Он в смятении заглянул в свой блокнотик.
— Э, да, яйца «Макмаффин» и чашку кофе.
— Как вы думаете, удастся мне получить их сегодня утром или мы еще побеседуем?
— Ох, да, я сейчас принесу.
— Благодарю вас.
Ну, честное слово!
Потом, почувствовав себя чуть менее раздраженным, я вышел на улицу, где увидел, что дождь разошелся вовсю. Я перебежал через дорогу и по наитию нырнул в Королевскую Шотландскую академию — гордое ложноклассическое здание с подвешенными между колоннами знаменами, превращавшими его в слабое подобие занесенного в чужую страну рейхстага. Я заплатил 1.50 за билет и, встряхнувшись, как промокший пес, прошаркал внутрь. У них работала осенняя выставка, или, может, это была зимняя выставка, или круглогодичная. Я не заметил никаких объявлений, а картины были подписаны цифрами. За каталог, говоривший, что они означают, пришлось бы заплатить еще 2 фунта, что, откровенно говоря, разозлило меня, только что расставшегося с полутора фунтами (Национальный трест проделывает тот же трюк — нумерует деревья и растения и предлагает покупать каталог — одна из причин, почему я не доверил своих сбережений Национальному тресту). Картины в КША занимали много залов и, по-видимому, делились в основном на четыре категории: 1) лодки на берегу; 2) одинокие фермы; 3) полуодетые подружки художников, занятые туалетом; 4) французские уличные сценки, на которых всегда имелась хоть одна вывеска «BOULANGERIE» или «EPICERIE», так что их никак нельзя было спутать со сценками на улицах Фрэзербурга или Арброта.
Многие из этих картин — собственно говоря, большинство — были незаурядно хороши, и когда я увидел красные кружки, прилепленные к рамам некоторых, и догадался, что они продаются, меня охватило странное желание купить одну.
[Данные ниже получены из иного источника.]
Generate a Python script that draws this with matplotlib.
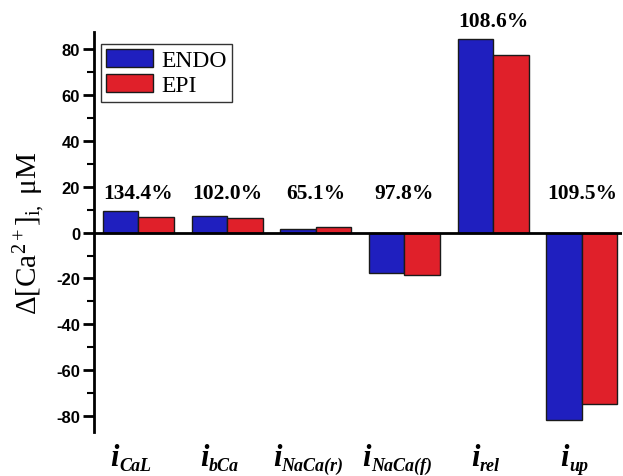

Тогда я принялся подходить к леди, сидевшей у входа, и спрашивать:
— Простите, сколько стоит номер 125?
Она находила номер в каталоге и называла сумму, на несколько сотен фунтов превышавшую ту, что я был готов заплатить, после чего я уходил, а через некоторое время возвращался, чтобы спросить:
— Простите, а сколько за номер 47?
В одном зале я увидел картину, которая мне особенно понравилась — какой-то парень по имени Колин Парк изобразил залив Солвей, — и леди, найдя ее в каталоге, назвала цену: 125 фунтов. Это была подходящая цена, и я купил бы картину не сходя с места, даже если бы мне пришлось тащить ее до Джон-о-Гроутс под мышкой, но тут леди обнаружила, что посмотрела не на ту строку и что 125 фунтов стоит вещица примерно в три квадратных дюйма, а Колин Парк значительно дороже, так что я снова ушел. Наконец, когда ноги у меня заболели, я испробовал другой подход и спросил, нет ли у них чего-нибудь за пятьдесят фунтов или меньше, а когда оказалось, что нет, отбыл, обескураженный, но сэкономивший 2 фунта на каталоге.